Но это еще не пробуждение, он может в любой миг юркнуть назад в сон, и она продолжает свою жестокую экзекуцию. «Проклятая тварь! Дерьмо!..» В нем кричит не боль, а мучительное желание сохранить сон, но она знает, что в какое-то мгновение он проснется, услышит себя и будет жестоко казниться своей грубостью. Но она должна быть непреклонной. Воспитанный в строжайших правилах домостроя, он не простит ей своего опоздания, до последнего дня не простит, если откроется столь долго и тщательно хранимая тайна…
На этот раз он выдерживает даже щипки, и лишь стакан ледяной воды, вылитый на согревшееся во сне тело, заставляет его вскочить. Мольба о прощении выливается из последнего сердито-беспомощного ругательства.
Едва взглянув на часы, он понял, что опаздывает. Нечего и думать о том, чтобы сделать гимнастику, принять душ, он даже одеться не успеет. И, чувствуя несвежесть рта, вялость суставов и мышц, влажное, слабое, вяжущее ночное тепло в непроснувшемся теле, он, как был, в пижаме, устремился к двери. Он сбежал по лестнице, мимо удивленного швейцара выскочил на улицу, тихую, пустынную, накрытую густой тенью буков, и упал на сафьяновое сиденье машины. Задохнувшись от бега, он лишь молча махнул рукой шоферу: гони!.. Да тот и сам понимал, что времени в обрез, и рванул с места, словно сидел за рулем гоночной машины, а не добропорядочного «мерседеса».

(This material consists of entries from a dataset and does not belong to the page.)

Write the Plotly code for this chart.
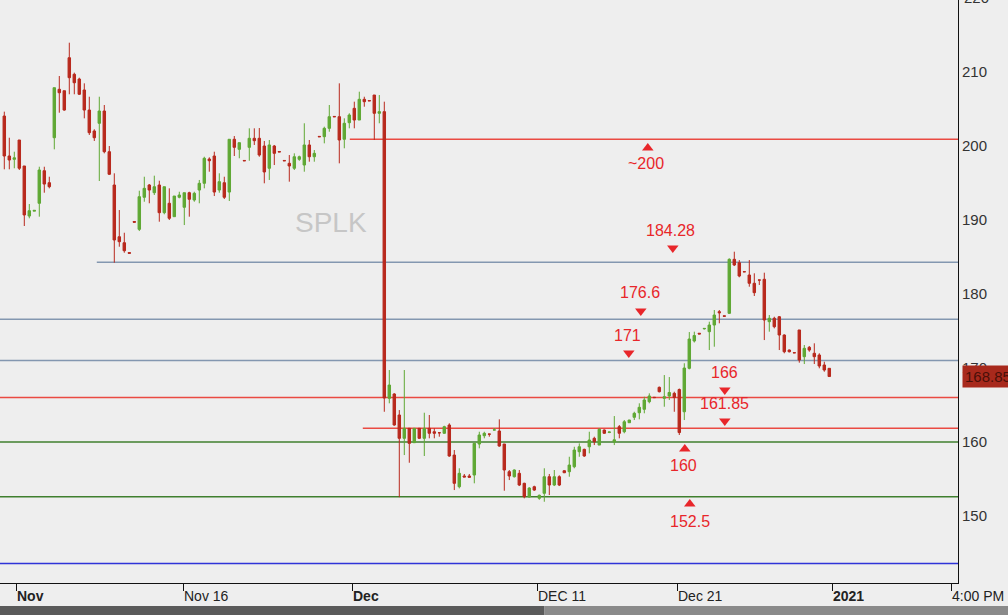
import plotly.graph_objects as go

# ---------------- data ----------------
bar_index = list(range(166))

opens = [204.05, 198.65, 198.2, 200.81, 197.30, 190.54, 191.2, 192.26, 196.66, 195.04,
         201.12, 207.66, 207.47, 211.93, 209.69, 209.05, 207.57, 204.86, 202.03, 203.07,
         204.73, 199.23, 194.73, 187.74, 186.93, 185.6, 189.8, 188.74, 193.07, 194.73,
         193.69, 194.73, 190.99, 192.26, 190.45, 193.07, 191.72, 193.69, 192.70, 194.05,
         194.96, 198.24, 198.65, 194.05, 195.04, 193.78, 200.91, 199.55, 198.05, 199.82,
         201.04, 201.04, 200.00, 196.99, 200.00, 199.25, 198.05, 197.66, 196.99, 198.20,
         197.43, 200.14, 198.55, 201.3, 201.26, 202.39, 204.0, 203.96, 200.91, 203.15,
         205.09, 203.51, 206.31, 206.15, 206.89, 204.42, 204.64, 165.91, 166.49, 163.65,
         160.50, 161.85, 159.91, 161.85, 160.50, 161.85, 161.39, 161.26, 161.18, 162.30,
         158.24, 153.96, 155.41, 155.41, 155.54, 159.73, 160.85, 161.08, 161.62, 161.49,
         159.73, 155.99, 155.31, 155.77, 154.42, 152.57, 153.96, 152.40, 153.07, 155.31,
         154.19, 155.31, 156.12, 155.99, 156.66, 158.69, 159.01, 159.36, 160.50, 159.59,
         161.62, 161.30, 160.00, 162.07, 161.39, 162.61, 163.34, 163.96, 164.42, 165.45,
         166.05, 167.39, 165.91, 166.22, 166.58, 167.09, 164.09, 169.96, 173.65, 174.70,
         175.30, 174.91, 175.81, 177.61, 177.05, 177.39, 184.69, 184.23, 183.02, 182.57,
         181.45, 181.90, 181.99, 176.26, 176.72, 176.93, 174.46, 172.43, 172.08, 175.14,
         171.53, 172.80, 171.99, 171.76, 170.41, 169.96]

highs = [204.64, 201.12, 199.23, 200.81, 197.30, 192.16, 191.3, 197.20, 197.20, 195.85,
         207.88, 209.46, 207.47, 213.96, 209.91, 209.23, 208.47, 206.66, 202.26, 206.66,
         205.54, 200.00, 196.31, 191.35, 188.28, 185.6, 189.8, 193.96, 195.85, 194.86,
         195.99, 195.31, 194.50, 194.28, 193.24, 193.82, 193.69, 193.82, 193.82, 195.41,
         198.55, 198.47, 199.23, 196.31, 195.85, 200.91, 201.35, 200.45, 198.05, 202.39,
         202.39, 202.43, 200.68, 200.81, 200.14, 199.25, 198.05, 198.78, 199.01, 198.70,
         203.07, 200.81, 199.46, 201.3, 202.61, 205.54, 204.0, 208.47, 203.74, 204.42,
         205.99, 207.34, 206.66, 206.15, 206.89, 206.89, 205.99, 169.73, 166.60, 164.32,
         169.73, 161.90, 161.85, 161.90, 163.96, 163.65, 161.85, 161.30, 162.20, 162.53,
         158.92, 156.45, 155.68, 155.68, 159.82, 161.39, 161.39, 161.08, 161.89, 163.07,
         159.73, 156.22, 156.30, 156.22, 154.50, 153.90, 154.10, 152.90, 156.45, 155.68,
         156.22, 155.50, 156.20, 158.01, 159.36, 159.82, 159.10, 161.39, 160.72, 161.85,
         161.70, 161.40, 163.51, 162.30, 162.97, 163.00, 164.09, 165.23, 166.12, 166.58,
         166.05, 167.50, 169.05, 168.78, 166.80, 167.23, 170.64, 174.86, 174.91, 174.70,
         175.40, 176.26, 177.84, 177.84, 177.05, 184.82, 185.72, 184.59, 183.02, 184.59,
         182.80, 181.90, 182.88, 177.16, 176.93, 177.03, 174.55, 172.50, 172.08, 175.14,
         173.11, 172.97, 173.34, 171.99, 170.85, 169.96]

lows = [196.85, 196.85, 196.99, 196.76, 189.19, 190.23, 191.2, 190.45, 193.69, 194.28,
        199.55, 204.50, 204.77, 206.99, 206.99, 206.89, 203.74, 201.49, 200.68, 195.27,
        199.01, 196.08, 184.23, 186.39, 185.58, 185.5, 189.7, 188.51, 192.47, 192.26,
        193.38, 189.77, 190.77, 190.00, 190.45, 192.93, 189.32, 190.45, 192.47, 192.26,
        194.28, 196.53, 193.24, 193.69, 192.84, 192.57, 198.65, 198.34, 198.00, 198.01,
        200.14, 198.55, 194.96, 195.41, 197.43, 199.20, 198.00, 195.18, 196.76, 198.00,
        196.53, 197.88, 197.88, 201.25, 200.36, 201.93, 203.95, 197.66, 199.69, 202.39,
        202.39, 203.51, 205.31, 206.10, 200.81, 203.07, 164.09, 165.23, 162.20, 152.55,
        158.24, 157.20, 159.91, 160.40, 158.11, 160.50, 160.50, 160.72, 161.10, 158.00,
        153.51, 153.74, 155.27, 155.20, 154.42, 159.15, 160.50, 160.72, 161.60, 159.36,
        153.42, 154.86, 155.20, 154.05, 152.39, 152.50, 153.40, 152.20, 151.93, 152.84,
        154.05, 154.05, 155.80, 155.31, 156.45, 158.01, 158.00, 158.47, 159.59, 159.59,
        161.10, 161.20, 159.59, 160.50, 161.18, 162.60, 162.97, 163.07, 163.88, 165.23,
        166.00, 166.70, 164.77, 165.68, 164.09, 160.95, 162.97, 169.82, 173.45, 174.60,
        175.20, 172.43, 172.88, 176.04, 177.00, 177.30, 183.78, 182.26, 183.00, 180.99,
        179.73, 181.22, 173.78, 174.91, 175.36, 172.43, 171.99, 172.10, 172.05, 170.72,
        170.54, 172.20, 170.54, 169.96, 169.50, 168.85]

closes = [198.65, 198.11, 198.4, 196.99, 190.68, 191.26, 191.3, 196.76, 194.86, 194.50,
          207.88, 207.20, 204.86, 209.23, 208.55, 206.99, 204.86, 201.80, 201.12, 204.73,
          199.23, 196.18, 187.30, 187.07, 185.85, 185.5, 189.7, 193.15, 194.28, 194.05,
          194.50, 190.99, 194.50, 190.23, 193.24, 193.38, 193.69, 192.80, 193.61, 194.96,
          198.34, 198.01, 193.78, 195.18, 193.07, 200.91, 199.82, 200.45, 198.00, 201.04,
          200.72, 198.78, 196.49, 200.14, 199.01, 199.20, 198.00, 197.30, 198.55, 198.55,
          200.14, 198.55, 199.01, 201.25, 202.39, 203.96, 203.95, 200.81, 203.07, 204.19,
          203.51, 206.31, 205.99, 206.10, 204.42, 204.64, 165.95, 167.70, 162.30, 160.50,
          161.85, 159.82, 161.85, 160.50, 161.85, 161.18, 161.18, 161.25, 162.07, 158.11,
          154.42, 155.77, 155.27, 155.23, 159.82, 160.95, 161.18, 161.06, 161.64, 159.46,
          156.22, 155.41, 156.22, 154.19, 152.61, 153.78, 153.51, 152.80, 155.31, 154.19,
          155.31, 154.19, 155.85, 156.89, 158.92, 159.36, 158.11, 160.27, 160.04, 161.72,
          161.18, 161.35, 160.30, 161.18, 162.74, 162.97, 163.88, 164.69, 165.68, 166.22,
          166.00, 166.80, 166.12, 166.69, 166.01, 161.28, 170.00, 173.92, 174.39, 174.60,
          175.35, 175.81, 177.16, 177.47, 177.00, 184.69, 183.92, 182.43, 183.00, 181.45,
          180.18, 181.88, 176.49, 176.72, 175.58, 174.46, 172.20, 172.20, 172.05, 171.08,
          172.66, 172.43, 171.53, 170.27, 169.73, 168.85]

last_price = 168.85

# horizontal levels
level_values = [200.9, 184.28, 176.6, 171.0, 166.0, 161.85, 160.0, 152.6, 143.6]
level_starts = [69.1, 18.5, None, None, None, 71.7, None, None, None]   # bar index where a line starts (None = left edge)
level_colors = ["#ea4a42", "#8397b0", "#8397b0", "#8397b0", "#ea4a42", "#ea4a42",
                "#3f7f2e", "#3f7f2e", "#2f33d8"]

# level labels with their markers
label_texts = ["~200", "184.28", "176.6", "171", "166", "161.85", "160", "152.5"]
label_text_x = [128.3, 133.3, 127.1, 124.7, 144.0, 144.0, 135.9, 137.1]
label_text_y = [197.7, 188.65, 180.14, 174.46, 169.46, 165.27, 156.89, 149.32]
marker_x = [128.7, 133.7, 127.3, 124.9, 144.1, 144.1, 136.1, 137.1]
marker_y = [199.73, 186.22, 177.7, 172.03, 167.03, 162.84, 159.05, 151.62]
marker_dir = ["up", "down", "down", "down", "down", "down", "up", "up"]

# x axis ticks (bar-index positions) and labels
x_tick_pos = [2.34, 35.74, 69.54, 106.54, 134.54, 165.54, 189.34]
x_tick_text = ["<b>Nov</b>", "Nov 16", "<b>Dec</b>", "DEC 11", "Dec 21", "<b>2021</b>", "4:00 PM"]
y_tick_vals = [150, 160, 170, 180, 190, 200, 210]
top_tick_text = "220"

# ---------------- figure ----------------
RED = "#b8291d"
GREEN = "#5fa834"
BG = "#eeeeee"
FONT = "Liberation Sans, Arial, sans-serif"
X_RANGE = [-0.86, 190.74]
Y_RANGE = [140.95, 219.73]

fig = go.Figure()

fig.add_trace(go.Candlestick(
    x=bar_index, open=opens, high=highs, low=lows, close=closes,
    increasing=dict(line=dict(color=GREEN, width=1), fillcolor=GREEN),
    decreasing=dict(line=dict(color=RED, width=1), fillcolor=RED),
    whiskerwidth=0, showlegend=False, hoverinfo="skip",
))

# level markers
fig.add_trace(go.Scatter(
    x=marker_x, y=marker_y, mode="markers",
    marker=dict(symbol=["triangle-up" if d == "up" else "triangle-down" for d in marker_dir],
                size=10, color="#e8262a", line=dict(width=0)),
    showlegend=False, hoverinfo="skip",
))

shapes = []
for v, s, c in zip(level_values, level_starts, level_colors):
    if s is None:
        shapes.append(dict(type="line", xref="paper", yref="y", x0=0, x1=1, y0=v, y1=v,
                           line=dict(color=c, width=1.5), layer="below"))
    else:
        shapes.append(dict(type="line", xref="x", yref="y", x0=s, x1=X_RANGE[1], y0=v, y1=v,
                           line=dict(color=c, width=1.5), layer="below"))

# bottom scrollbar strip
shapes.append(dict(type="rect", xref="paper", yref="paper", x0=0, x1=0.568, y0=-0.0395, y1=-0.06,
                   fillcolor="#5a5a5a", line=dict(width=0)))
shapes.append(dict(type="rect", xref="paper", yref="paper", x0=0.568, x1=1.06, y0=-0.0395, y1=-0.06,
                   fillcolor="#8a8a8a", line=dict(width=0)))

annotations = []
for t, x, y in zip(label_texts, label_text_x, label_text_y):
    annotations.append(dict(x=x, y=y, xref="x", yref="y", text=t, showarrow=False,
                            font=dict(family=FONT, size=16, color="#e8262a")))

annotations.append(dict(x=65.3, y=189.6, xref="x", yref="y", text="SPLK", showarrow=False,
                        font=dict(family=FONT, size=28, color="#c6c6c6")))

annotations.append(dict(x=1.0042, y=last_price, xref="paper", yref="y", text=str(last_price),
                        xanchor="left", yanchor="middle", showarrow=False,
                        bgcolor="#a8291c", borderpad=2,
                        font=dict(family=FONT, size=15, color="#4a0f08")))

# partially visible top tick label (220 lies just above the visible range)
annotations.append(dict(x=1.0042, y=1.0035, xref="paper", yref="paper", text=top_tick_text,
                        xanchor="left", yanchor="middle", showarrow=False,
                        font=dict(family=FONT, size=15, color="#333333")))

fig.update_layout(
    width=1008, height=615,
    margin=dict(l=0, r=50, t=0, b=32),
    paper_bgcolor=BG, plot_bgcolor=BG,
    shapes=shapes, annotations=annotations,
    xaxis=dict(range=X_RANGE, showgrid=False, zeroline=False, rangeslider=dict(visible=False),
               showline=True, linecolor="#111111", linewidth=1,
               tickmode="array", tickvals=x_tick_pos, ticktext=x_tick_text,
               ticks="outside", ticklen=7, tickcolor="#111111",
               ticklabelposition="outside right",
               tickfont=dict(family=FONT, size=14, color="#222222")),
    yaxis=dict(range=Y_RANGE, side="right", showgrid=False, zeroline=False,
               showline=True, linecolor="#111111", linewidth=1,
               tickmode="array", tickvals=y_tick_vals, ticks="",
               tickfont=dict(family=FONT, size=15, color="#333333")),
)

fig.write_html("out.html")
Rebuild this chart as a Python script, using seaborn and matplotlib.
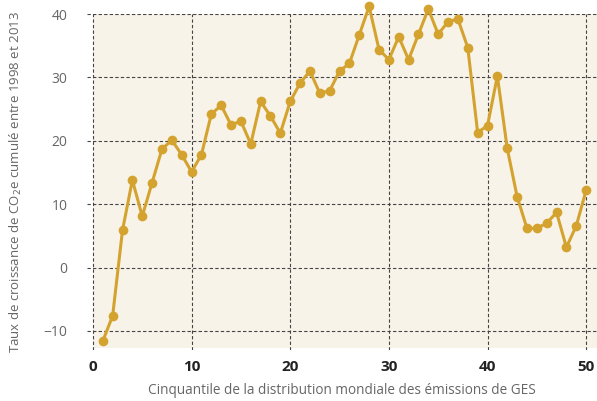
import numpy as np
import pandas as pd
import matplotlib
matplotlib.use('Agg')
import matplotlib.pyplot as plt
from matplotlib.patches import Rectangle
import seaborn as sns

# cinquantiles 1..50
cinquantile = list(range(1, 51))
taux = [-11.6, -7.6, 5.9, 13.8, 8.1, 13.4, 18.7, 20.1, 17.8, 15.1,
        17.8, 24.2, 25.6, 22.5, 23.1, 19.5, 26.2, 23.9, 21.2, 26.2,
        29.1, 31.0, 27.5, 27.9, 31.0, 32.2, 36.7, 41.2, 34.4, 32.8,
        36.4, 32.8, 36.8, 40.8, 36.8, 38.8, 39.2, 34.7, 21.3, 22.4,
        30.2, 18.8, 11.2, 6.2, 6.2, 7.0, 8.7, 3.2, 6.6, 12.2]
x_ticks = [0, 10, 20, 30, 40, 50]
y_ticks = [-10, 0, 10, 20, 30, 40]

df = pd.DataFrame({'cinquantile': cinquantile, 'taux': taux})

sns.set_style('white')
plt.rcParams['font.family'] = ['Open Sans', 'DejaVu Sans']

gold = '#D4A32F'
fig = plt.figure(figsize=(5.97, 4.01), dpi=100)
ax = fig.add_axes([87/597, (401-350)/401, (597-87)/597, (350-14)/401])

# fond beige de la zone de données
ax.add_patch(Rectangle((0, -12.7), 60, 52.7, facecolor='#F8F3E9',
                       edgecolor='none', zorder=0))

sns.lineplot(data=df, x='cinquantile', y='taux', ax=ax, color=gold,
             linewidth=2.2, marker='o', markersize=7, markeredgewidth=0,
             clip_on=False, zorder=3)

ax.set_xlim(-0.6, 51.1)
ax.set_ylim(-13.0, 40)
ax.set_xticks(x_ticks)
ax.set_yticks(y_ticks)
ax.grid(True, linestyle=(0, (3, 2)), color='#444444', linewidth=0.8, zorder=1)
ax.set_axisbelow(True)
for s in ax.spines.values():
    s.set_visible(False)

ax.tick_params(axis='x', direction='out', length=7, width=2.2, color='#222222',
               pad=0, labelsize=11)
ax.tick_params(axis='y', direction='out', length=8, width=2.2, color='#222222',
               pad=6, labelsize=10, labelcolor='#666666')
for lab in ax.get_xticklabels():
    lab.set_fontweight('bold')
    lab.set_color('#222222')

ax.set_xlabel('Cinquantile de la distribution mondiale des émissions de GES',
              fontsize=9.8, color='#666666', labelpad=7)
ax.set_ylabel('Taux de croissance de CO$_2$e cumulé entre 1998 et 2013',
              fontsize=9.5, color='#666666', labelpad=14)

fig.savefig('out.png', dpi=100)
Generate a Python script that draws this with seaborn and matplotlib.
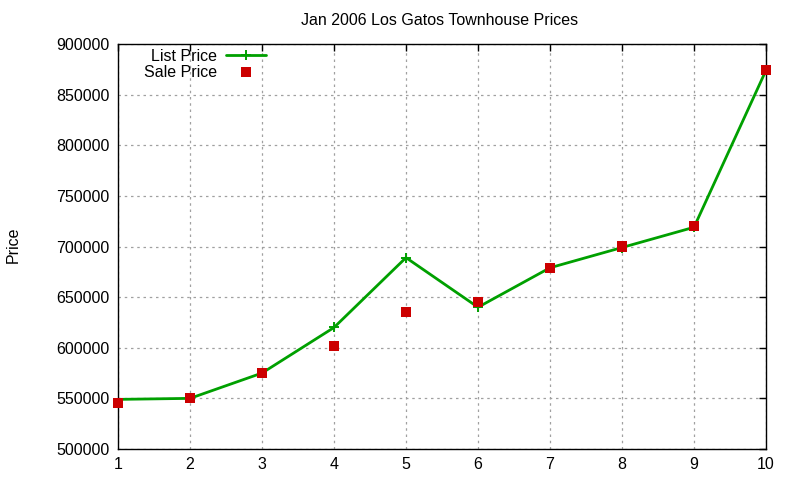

Привычно мелькали улицы, «мерседес» с ходу врезался в толпу пешеходов на мостовой, но, как и обычно, все оборачивалось лишь чьим-то испуганным вскриком, проклятьем, шорохом одежды и щелчком пуговиц по лакированному борту, и впереди возникал просвет, и машина алчно пожирала его, чтобы вновь, на перекрестке, ворваться в мельтешащее человечье месиво. Промелькнула, как всегда оскорбив зрение, гигантская белая пишущая машинка — огромный, до слез нелепый и неуместный в Риме памятник королю Виктору-Эммануилу, и вот уже они на виа Кавура, и «мерседес», взрыдав тормозами, прочно стал у знакомого подъезда с кариатидами.
Он вихрем взлетел по лестнице, отпер своим старым ключом входную дверь, в два скачка перемахнул прихожую, ворвался в спальню и юркнул в постель под бок темноволосой, черноглазой женщине. Анна накинулась на него с упреками: неужели нельзя приходить хоть на десять минут раньше? Она вконец изолгалась, чтобы скрыть его отсутствие. Он не успел ответить, дверь распахнулась, и стройное, смуглое, длинноногое, неуклюже-грациозное, застенчивое и ликующее чудо кинулось к нему с криком: «Сонная тетеря!.. Сонная тетеря!»
Как мило и странно слились в ней строгая черная красота матери и его губастая светлоглазая мягкость! Еще щенок, увалень, скорее мальчик, чем девочка, она уже несла в себе тайну женского очарования, до сих пор не погасшего в ее матери. Преисполненный благодарности к Анне, сотворившей это прелестное, радостное существо, он поцеловал ее в плечо. И, смутившись, тут же попросил прощения у своей бывшей, но навсегда единственно законной жены. Она ласково, понимающе улыбнулась ему…
А потом был веселый завтрак втроем и рассказы дочери о школе — она талантливо копировала учителей, а он показывал, как читал бы стихотворение о козленке поэт-битник, сонный монах, крестьянин с флюсом и солдат-новобранец из глубокой провинции. Спать ему уже не хотелось, он от души наслаждался вкусным кофе и гренками, легким смехом дочери, всей милой, заурядной добропорядочностью семейного ритуала и не мог понять, почему Анна все время толкает его ногой под столом. И так же не мог понять, почему девочку поспешно, не обращая внимания на ее протестующие вопли, извлекли из-за стола и отправили в школу, хотя по болезни учителя занятия в этот день начинались на полтора часа позже.
Едва за дочерью захлопнулась дверь, Анна принялась кричать:
— Ты совсем отупел!.. Я отбила пальцы о твою костлявую ногу!..
— О чем ты?..
— Ты безбожно опаздываешь!.. Хочешь, чтоб Лиззи устроила мне скандал?..
— Да… да… — пробормотал он благодарно и смущенно и уже через минуту мчался домой на виа Корсо.
Им не везло со светофорами, и, когда он ворвался в спальню, глаза у Лиззи были большими, черными, блестящими от ярости.